Tuesday, May 12, 2009

A Couple of Defenses of Cap and Trade

Kevin Drum has a good introductory pro-cap article that seems to summarize the conventional wisdom in some circles. It's better than nothing. I pretty much found myself starting to be convinced until this bit:
With a tax, you know exactly what the price of carbon will be, but you don't know for sure how much carbon reduction that tax will get you. You have to guess. With cap and trade, you don't know for sure how much carbon will cost, but you do know exactly how much carbon reduction you'll get. Whatever technical flaws cap and trade may have compared with taxes, this by itself is enough to convince most environmental groups that it's a superior approach.
As I've said before, I think it's pretty trivial to work around this. All you have to do is adjust the tax rate annually, and you won't be too far off your targets.

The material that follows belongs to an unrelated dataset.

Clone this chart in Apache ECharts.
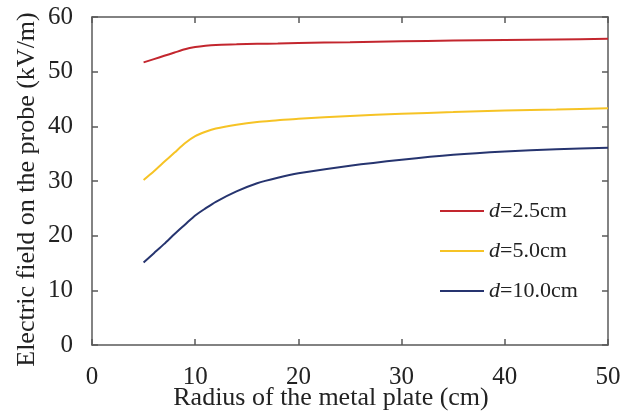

The other part of the article that bothered me was this:
Cap and trade's market-friendly trading mechanism, combined with the fact that the acid rain program was so successful, makes it far more likely than a tax to survive on Capitol Hill.
In this case it's probably true, but it isn't something to be tolerated indefinitely. Unless we have a really deep redesign of how money works, deeper than I expect could work at this point, we'll have taxes. So the amount of taxes should be determined by reason, not by ignorant voters and cowardly politicians. As long as the voters don't understand taxes and the politicians avoid explaining them, we have a problem. Still, this would only be an argument in favor of cap and trade to the extent people don't notice that it is, effectively, a complicated tax, something they have already noticed.

Joe Romm is also making the case in more detail. Perhaps most valuably, he points to a readable summary of the proposed legislation. (Don't get me wrong, it's still a slog, but it's a relatively short slog.)

And Joe certainly has credentials as far as being worried about people gaming the system. He defers to WRI (second link in previous paragraph) on the likelihood that it won't happen in this case.

I think a simple tax for carbon extraction and a simple credit for sequestration, per mass, is the best place to start. People who actually live or work on farms and ranches or in very rural areas could get a 100% rebate. (And I am sure hobby farmers would game this, but it's the least of our problems.) The rest should be a dividend for all taxpayers. This would not actually work out regressive.

That said, I do appreciate the extra information. I am still wondering who drafted the legislation, when, and how. And I am wondering if such a faltering start as this bill provides might not do more harm than good.